**STORED DATA**
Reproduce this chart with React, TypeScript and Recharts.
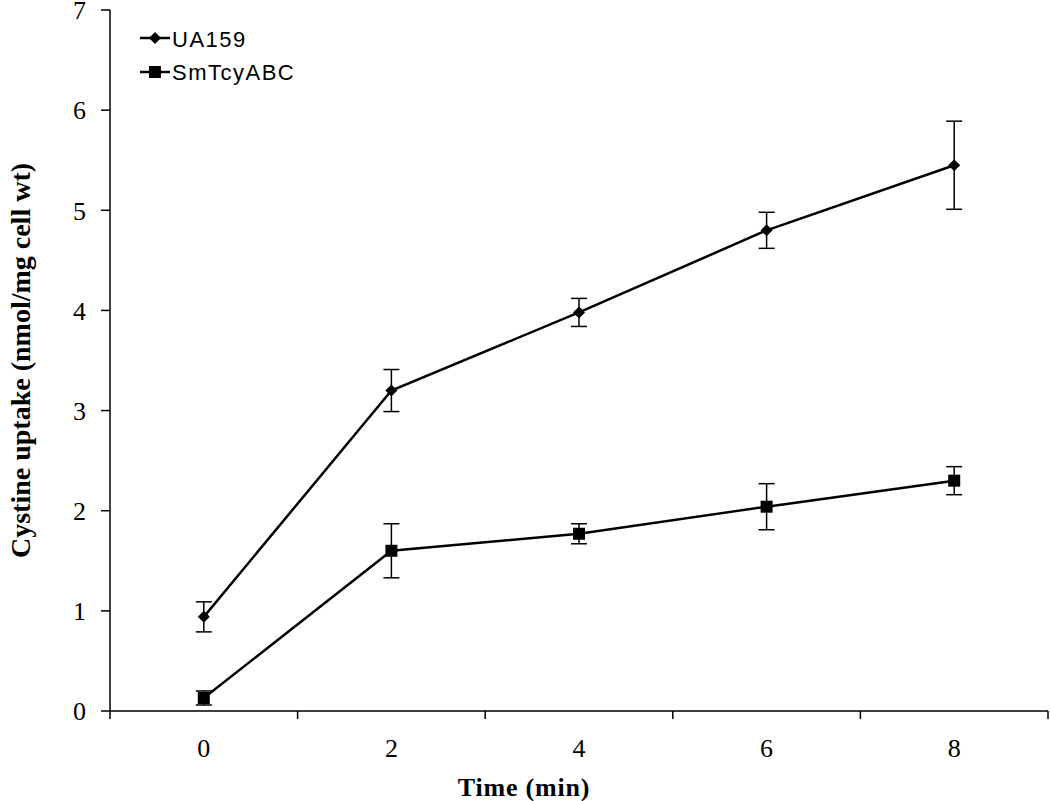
import { LineChart, Line, XAxis, YAxis, ErrorBar } from "recharts";

const times = [0, 2, 4, 6, 8];
const ua159 = [0.94, 3.2, 3.98, 4.8, 5.45];
const ua159Err = [0.15, 0.21, 0.14, 0.18, 0.44];
const smTcy = [0.13, 1.6, 1.77, 2.04, 2.3];
const smTcyErr = [0.07, 0.27, 0.1, 0.23, 0.14];
const xTicks = [-1, 0, 1, 2, 3, 4, 5, 6, 7, 8, 9];
const yTicks = [0, 1, 2, 3, 4, 5, 6, 7];

const data = times.map((t, i) => ({
    time: t,
    ua: ua159[i],
    uaErr: ua159Err[i],
    sm: smTcy[i],
    smErr: smTcyErr[i],
}));

const serif = "'Liberation Serif', 'Times New Roman', serif";
const sans = "'Liberation Sans', Arial, sans-serif";

const Diamond = (props: any) => {
    const { cx, cy } = props;
    if (cx == null || cy == null) return null;
    const r = 6;
    return (
        <polygon
            points={`${cx},${cy - r} ${cx + r},${cy} ${cx},${cy + r} ${cx - r},${cy}`}
            fill="#000"
        />
    );
};

const Square = (props: any) => {
    const { cx, cy } = props;
    if (cx == null || cy == null) return null;
    const s = 12;
    return <rect x={cx - s / 2} y={cy - s / 2} width={s} height={s} fill="#000" />;
};

// even values get a label, odd values get a tick mark between categories
const XTick = (props: any) => {
    const { x, y, payload } = props;
    const v = payload.value;
    if (Math.abs(v) % 2 === 1) {
        return <line x1={x} x2={x} y1={y - 8} y2={y} stroke="#000" strokeWidth={1.5} />;
    }
    return (
        <text x={x} y={y + 38} textAnchor="middle" fontFamily={serif} fontSize={26} fill="#000">
            {v}
        </text>
    );
};

const LegendBox = () => (
    <svg
        width={200}
        height={70}
        style={{ position: "absolute", left: 140, top: 26, pointerEvents: "none" }}
    >
        <line x1={0} x2={30} y1={12} y2={12} stroke="#000" strokeWidth={2.5} />
        <Diamond cx={15} cy={12} />
        <text x={32} y={21} fontFamily={sans} fontSize={22} letterSpacing={1.5} fill="#000">
            UA159
        </text>
        <line x1={0} x2={30} y1={46} y2={46} stroke="#000" strokeWidth={2.5} />
        <Square cx={15} cy={46} />
        <text x={32} y={54} fontFamily={sans} fontSize={22} letterSpacing={1.5} fill="#000">
            SmTcyABC
        </text>
    </svg>
);

const App = () => {
    return (
        <div style={{ position: "absolute", left: 0, top: 0, background: "#fff" }}>
            <LineChart
                width={1050}
                height={801}
                data={data}
                margin={{ top: 10, right: 2, left: 0, bottom: 0 }}
            >
                <XAxis
                    dataKey="time"
                    type="number"
                    domain={[-1, 9]}
                    ticks={xTicks}
                    interval={0}
                    tickLine={false}
                    axisLine={{ stroke: "#000", strokeWidth: 1.5 }}
                    tick={<XTick />}
                    height={90}
                    label={{
                        value: "Time (min)",
                        position: "insideBottom",
                        offset: 5,
                        dx: -55,
                        style: {
                            fontFamily: serif,
                            fontSize: 26,
                            fontWeight: "bold",
                            letterSpacing: 0.8,
                            fill: "#000",
                        },
                    }}
                />
                <YAxis
                    type="number"
                    domain={[0, 7]}
                    ticks={yTicks}
                    interval={0}
                    width={110}
                    tickSize={9}
                    tickMargin={15}
                    axisLine={{ stroke: "#000", strokeWidth: 1.5 }}
                    tickLine={{ stroke: "#000", strokeWidth: 1.5 }}
                    tick={{ fontFamily: serif, fontSize: 26, fill: "#000" }}
                    label={{
                        value: "Cystine uptake (nmol/mg cell wt)",
                        angle: -90,
                        position: "insideLeft",
                        offset: 20,
                        style: {
                            fontFamily: serif,
                            fontSize: 28,
                            fontWeight: "bold",
                            fill: "#000",
                            textAnchor: "middle",
                        },
                    }}
                />
                <Line
                    dataKey="ua"
                    stroke="#000"
                    strokeWidth={2.5}
                    dot={<Diamond />}
                    activeDot={false}
                    isAnimationActive={false}
                >
                    <ErrorBar dataKey="uaErr" width={8} stroke="#000" strokeWidth={1.5} direction="y" />
                </Line>
                <Line
                    dataKey="sm"
                    stroke="#000"
                    strokeWidth={2.5}
                    dot={<Square />}
                    activeDot={false}
                    isAnimationActive={false}
                >
                    <ErrorBar dataKey="smErr" width={8} stroke="#000" strokeWidth={1.5} direction="y" />
                </Line>
            </LineChart>
            <LegendBox />
        </div>
    );
};

export default App;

**STATED PROBLEM**
From the first line above through the line containing "XAxis, YAxis, ErrorBar", copy everything exactly, without the pictures.

**FINAL RESULT**
Reproduce this chart with React, TypeScript and Recharts.
import { LineChart, Line, XAxis, YAxis, ErrorBar } from "recharts";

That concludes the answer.